С течением времени, по мере роста и укрепления новых общественных отношений, по мере развития классового расслоения древнерусского общества боги, олицетворяющие силы стихий, приобретают одновременно социальные функции.

Перун становится дружинным богом, богом «руси» (в смысле дружины), покровителем вооруженной полуварварской-полуфеодальной верхушки, а Волос, «скотий бог», превращается в бога — покровителя торговли и купцов.

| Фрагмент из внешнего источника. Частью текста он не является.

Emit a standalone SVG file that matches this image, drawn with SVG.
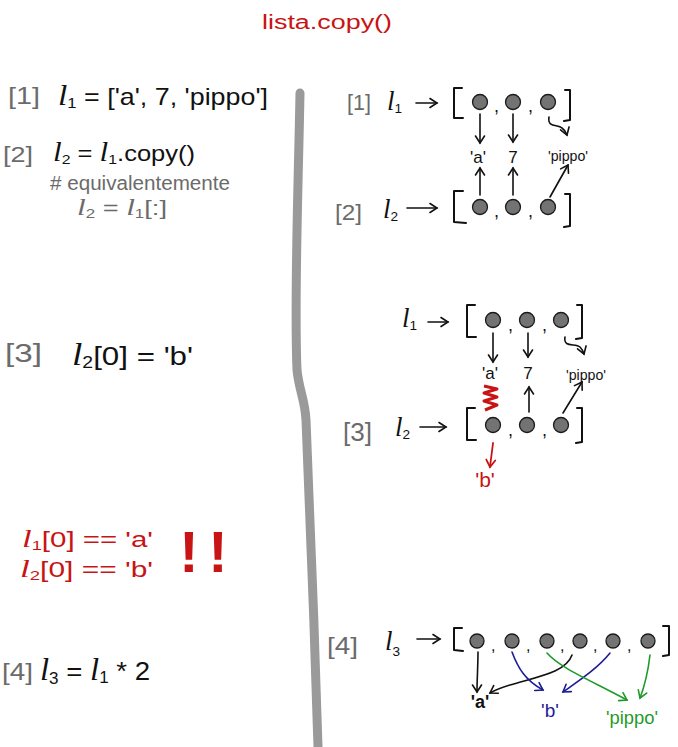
<svg xmlns="http://www.w3.org/2000/svg" width="678" height="747" viewBox="0 0 678 747">
<style>
text{font-family:"Liberation Sans","DejaVu Sans",sans-serif;}
.k{fill:#111}
.g{fill:#6b6b6b}
.r{fill:#c81414}
.bl{fill:#1c1c96}
.gr{fill:#1f9a2a}
.ell{font-family:"Liberation Serif","DejaVu Serif",serif;font-style:italic;}
.sub{font-size:0.62em}
.ln{fill:none;stroke:#111;stroke-width:1.6;stroke-linecap:round;stroke-linejoin:round}
.br{fill:none;stroke:#111;stroke-width:2;stroke-linecap:round;stroke-linejoin:round}
.ci{fill:#737373;stroke:#1a1a1a;stroke-width:1.3}
.lbl{text-anchor:middle}
</style>
<defs>
<marker id="ak" markerWidth="12" markerHeight="12" refX="9" refY="6" orient="auto" markerUnits="userSpaceOnUse"><path d="M2,1.5 L9,6 L2,10.5" fill="none" stroke="#111" stroke-width="1.6" stroke-linecap="round"/></marker>
<marker id="ar" markerWidth="12" markerHeight="12" refX="9" refY="6" orient="auto" markerUnits="userSpaceOnUse"><path d="M2,1.5 L9,6 L2,10.5" fill="none" stroke="#c81414" stroke-width="1.8" stroke-linecap="round"/></marker>
<marker id="ab" markerWidth="12" markerHeight="12" refX="9" refY="6" orient="auto" markerUnits="userSpaceOnUse"><path d="M2,1.5 L9,6 L2,10.5" fill="none" stroke="#1c1c96" stroke-width="1.6" stroke-linecap="round"/></marker>
<marker id="ag" markerWidth="12" markerHeight="12" refX="9" refY="6" orient="auto" markerUnits="userSpaceOnUse"><path d="M2,1.5 L9,6 L2,10.5" fill="none" stroke="#1f9a2a" stroke-width="1.6" stroke-linecap="round"/></marker>
</defs>
<rect width="678" height="747" fill="#fff"/>

<g id="title"><text class="r" x="262" y="29" font-size="20" textLength="130" lengthAdjust="spacingAndGlyphs">lista.copy()</text></g>

<g id="divider"><path d="M300,93 C298,200 294,300 297,370 C299,390 305,400 306,420 C310,520 315,640 318,747" fill="none" stroke="#9a9a9a" stroke-width="9" stroke-linecap="round"/></g>

<g id="left-code">
<g id="code1">
<text class="g" x="8" y="104" font-size="24" textLength="32" lengthAdjust="spacingAndGlyphs">[1]</text>
<text class="k" x="58" y="105" font-size="24" textLength="210" lengthAdjust="spacingAndGlyphs"><tspan class="ell" font-size="30">l</tspan><tspan class="sub" dy="3">1</tspan><tspan dy="-3"> = ['a', 7, 'pippo']</tspan></text>
</g>
<g id="code2">
<text class="g" x="3" y="162" font-size="22" textLength="30" lengthAdjust="spacingAndGlyphs">[2]</text>
<text class="k" x="53" y="161" font-size="22" textLength="142" lengthAdjust="spacingAndGlyphs"><tspan class="ell" font-size="27">l</tspan><tspan class="sub" dy="3">2</tspan><tspan dy="-3"> = </tspan><tspan class="ell" font-size="27">l</tspan><tspan class="sub" dy="3">1</tspan><tspan dy="-3">.copy()</tspan></text>
<text class="g" x="50" y="190" font-size="20" textLength="180" lengthAdjust="spacingAndGlyphs"># equivalentemente</text>
<text class="g" x="77" y="215" font-size="20" textLength="90" lengthAdjust="spacingAndGlyphs"><tspan class="ell" font-size="23">l</tspan><tspan class="sub" dy="3">2</tspan><tspan dy="-3"> = </tspan><tspan class="ell" font-size="23">l</tspan><tspan class="sub" dy="3">1</tspan><tspan dy="-3">[:]</tspan></text>
</g>
<g id="code3">
<text class="g" x="5" y="362" font-size="26" textLength="37" lengthAdjust="spacingAndGlyphs">[3]</text>
<text class="k" x="72" y="365" font-size="26" textLength="121" lengthAdjust="spacingAndGlyphs"><tspan class="ell" font-size="31">l</tspan><tspan class="sub" dy="3">2</tspan><tspan dy="-3">[0] = 'b'</tspan></text>
</g>
<g id="check">
<text class="r" x="22" y="547" font-size="22" textLength="131" lengthAdjust="spacingAndGlyphs"><tspan class="ell" font-size="26">l</tspan><tspan class="sub" dy="3">1</tspan><tspan dy="-3">[0] == 'a'</tspan></text>
<text class="r" x="20" y="577" font-size="22" textLength="133" lengthAdjust="spacingAndGlyphs"><tspan class="ell" font-size="26">l</tspan><tspan class="sub" dy="3">2</tspan><tspan dy="-3">[0] == 'b'</tspan></text>
<text class="r" x="189" y="572" font-size="58" font-weight="bold" text-anchor="middle">!</text>
<text class="r" x="218" y="572" font-size="58" font-weight="bold" text-anchor="middle">!</text>
</g>
<g id="code4">
<text class="g" x="2" y="680" font-size="24" textLength="31" lengthAdjust="spacingAndGlyphs">[4]</text>
<text class="k" x="40" y="680" font-size="26" textLength="110" lengthAdjust="spacingAndGlyphs"><tspan class="ell" font-size="31">l</tspan><tspan class="sub" dy="4">3</tspan><tspan dy="-4"> = </tspan><tspan class="ell" font-size="31">l</tspan><tspan class="sub" dy="3">1</tspan><tspan dy="-3"> * 2</tspan></text>
</g>
</g>

<g id="panel1">
<g id="p1-l1">
<text class="g" x="347" y="110" font-size="22" textLength="24" lengthAdjust="spacingAndGlyphs">[1]</text>
<text class="k" x="387" y="110" font-size="22"><tspan class="ell" font-size="27">l</tspan><tspan class="sub" dy="3">1</tspan></text>
<path class="br" d="M462,88 L454,88 L454,118 L463,118"/>
<circle class="ci" cx="480" cy="102" r="7.5"/>
<circle class="ci" cx="513" cy="102" r="7.5"/>
<circle class="ci" cx="548" cy="102" r="7.5"/>
<text class="k" x="494" y="112" font-size="18">,</text>
<text class="k" x="528" y="112" font-size="18">,</text>
<path class="br" d="M565,90 L570,90 L570,120 L564,121"/>
</g>
<g id="p1-vals">
<text class="k lbl" x="478" y="163" font-size="17">'a'</text>
<text class="k lbl" x="513" y="163" font-size="17">7</text>
<text class="k lbl" x="568" y="161" font-size="15" textLength="40" lengthAdjust="spacingAndGlyphs">'pippo'</text>
</g>
<g id="p1-l2">
<text class="g" x="335" y="220" font-size="22" textLength="27" lengthAdjust="spacingAndGlyphs">[2]</text>
<text class="k" x="383" y="218" font-size="22"><tspan class="ell" font-size="27">l</tspan><tspan class="sub" dy="3">2</tspan></text>
<path class="br" d="M463,191 L454,191 L454,222 L466,223"/>
<circle class="ci" cx="480" cy="207" r="7.5"/>
<circle class="ci" cx="513" cy="207" r="7.5"/>
<circle class="ci" cx="548" cy="207" r="7.5"/>
<text class="k" x="494" y="217" font-size="18">,</text>
<text class="k" x="528" y="217" font-size="18">,</text>
<path class="br" d="M565,194 L570,194 L570,226 L564,227"/>
</g>
</g>

<g id="panel2">
<g id="p2-l1">
<text class="k" x="402" y="327" font-size="22"><tspan class="ell" font-size="27">l</tspan><tspan class="sub" dy="3">1</tspan></text>
<path class="br" d="M475,305 L467,305 L467,337 L476,337"/>
<circle class="ci" cx="493" cy="320" r="7.5"/>
<circle class="ci" cx="527" cy="320" r="7.5"/>
<circle class="ci" cx="561" cy="320" r="7.5"/>
<text class="k" x="508" y="331" font-size="18">,</text>
<text class="k" x="542" y="331" font-size="18">,</text>
<path class="br" d="M577,305 L582,305 L582,338 L576,339"/>
</g>
<g id="p2-vals">
<text class="k lbl" x="490" y="379" font-size="17">'a'</text>
<text class="k lbl" x="528" y="379" font-size="17">7</text>
<text class="k lbl" x="586" y="380" font-size="15" textLength="40" lengthAdjust="spacingAndGlyphs">'pippo'</text>
<text class="r lbl" x="485" y="487" font-size="21">'b'</text>
</g>
<g id="p2-l2">
<text class="g" x="343" y="441" font-size="26" textLength="29" lengthAdjust="spacingAndGlyphs">[3]</text>
<text class="k" x="395" y="436" font-size="22"><tspan class="ell" font-size="27">l</tspan><tspan class="sub" dy="3">2</tspan></text>
<path class="br" d="M475,408 L467,408 L467,440 L476,440"/>
<circle class="ci" cx="493" cy="425" r="7.5"/>
<circle class="ci" cx="527" cy="425" r="7.5"/>
<circle class="ci" cx="561" cy="425" r="7.5"/>
<text class="k" x="508" y="436" font-size="18">,</text>
<text class="k" x="542" y="436" font-size="18">,</text>
<path class="br" d="M577,408 L582,408 L582,442 L576,443"/>
</g>
</g>

<g id="panel3">
<g id="p3-l3">
<text class="g" x="327" y="654" font-size="24" textLength="31" lengthAdjust="spacingAndGlyphs">[4]</text>
<text class="k" x="385" y="650" font-size="22"><tspan class="ell" font-size="27">l</tspan><tspan class="sub" dy="6">3</tspan></text>
<path class="br" d="M462,628 L454,628 L454,650 L463,651"/>
<circle class="ci" cx="477" cy="641" r="7"/>
<circle class="ci" cx="512" cy="641" r="7"/>
<circle class="ci" cx="547" cy="641" r="7"/>
<circle class="ci" cx="580" cy="641" r="7"/>
<circle class="ci" cx="613" cy="641" r="7"/>
<circle class="ci" cx="648" cy="641" r="7"/>
<text class="k" x="491" y="651" font-size="16">,</text>
<text class="k" x="526" y="651" font-size="16">,</text>
<text class="k" x="560" y="651" font-size="16">,</text>
<text class="k" x="593" y="651" font-size="16">,</text>
<text class="k" x="627" y="651" font-size="16">,</text>
<path class="br" d="M663,626 L669,626 L669,655 L663,656"/>
</g>
<g id="p3-vals">
<text class="k lbl" x="480" y="708" font-size="18" font-weight="bold">'a'</text>
<text class="bl lbl" x="550" y="717" font-size="19">'b'</text>
<text class="gr lbl" x="632" y="724" font-size="18" textLength="52" lengthAdjust="spacingAndGlyphs">'pippo'</text>
</g>
</g>

<g id="connectors">
<path class="ln" d="M416,103 L437,103" marker-end="url(#ak)"/>
<path class="ln" d="M407,208 L437,208" marker-end="url(#ak)"/>
<path class="ln" d="M480,114 L480,143" marker-end="url(#ak)"/>
<path class="ln" d="M513,114 L513,142" marker-end="url(#ak)"/>
<path class="ln" d="M549,117 C547,128 558,124 562,128 C565,130 566,132 567,135" marker-end="url(#ak)"/>
<path class="ln" d="M480,195 L480,168" marker-end="url(#ak)"/>
<path class="ln" d="M513,195 L513,168" marker-end="url(#ak)"/>
<path class="ln" d="M550,197 L568,165" marker-end="url(#ak)"/>

<path class="ln" d="M428,322 L448,322" marker-end="url(#ak)"/>
<path class="ln" d="M420,427 L446,427" marker-end="url(#ak)"/>
<path class="ln" d="M493,333 L493,362" marker-end="url(#ak)"/>
<path class="ln" d="M528,333 L528,357" marker-end="url(#ak)"/>
<path class="ln" d="M565,337 C563,348 575,343 580,347 C582,349 583,351 584,354" marker-end="url(#ak)"/>
<path class="ln" d="M529,412 L529,387" marker-end="url(#ak)"/>
<path class="ln" d="M563,413 L582,382" marker-end="url(#ak)"/>
<path d="M484,386 L497,389 L484,393 L497,397 L484,401 L497,405 L485,410" fill="none" stroke="#c81414" stroke-width="3" stroke-linejoin="round"/>
<path d="M493,443 C492,452 491,458 490,467" fill="none" stroke="#c81414" stroke-width="1.8" stroke-linecap="round" marker-end="url(#ar)"/>

<path class="ln" d="M417,639 L440,639" marker-end="url(#ak)"/>
<path class="ln" d="M478,652 C478,665 477,680 477,692" marker-end="url(#ak)"/>
<path class="ln" d="M572,655 C566,672 540,676 510,685 C500,688 495,690 490,693" marker-end="url(#ak)"/>
<path d="M512,652 C518,668 525,680 543,690" fill="none" stroke="#1c1c96" stroke-width="1.6" stroke-linecap="round" marker-end="url(#ab)"/>
<path d="M610,653 C598,668 580,680 563,692" fill="none" stroke="#1c1c96" stroke-width="1.6" stroke-linecap="round" marker-end="url(#ab)"/>
<path d="M547,653 C560,668 590,680 627,700" fill="none" stroke="#1f9a2a" stroke-width="1.6" stroke-linecap="round" marker-end="url(#ag)"/>
<path d="M650,655 C648,672 645,685 640,698" fill="none" stroke="#1f9a2a" stroke-width="1.6" stroke-linecap="round" marker-end="url(#ag)"/>
</g>
</svg>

Недаром «русь»-дружина клянется Перуном, а славяне-«вои» — Волосом, не случайно Перун стоял в тереме князя, а затем — на холме, у «двора теремного», а Волос на рынке, на Подоле, у реки Почайны. Вместе с классовой дифференциацией общества наряду с древними священными рощами, кладезями, деревьями появляются капища и идолы («кумиры»). Владимир «постави кумиры на холму вне двора теремного; Перуна древена, а главу его сребрену, а ус злат», — сообщает летопись[631]. Жречества как касты, языческих храмов, подобных тем, которые мы наблюдаем у балтийских славян, на Руси не было.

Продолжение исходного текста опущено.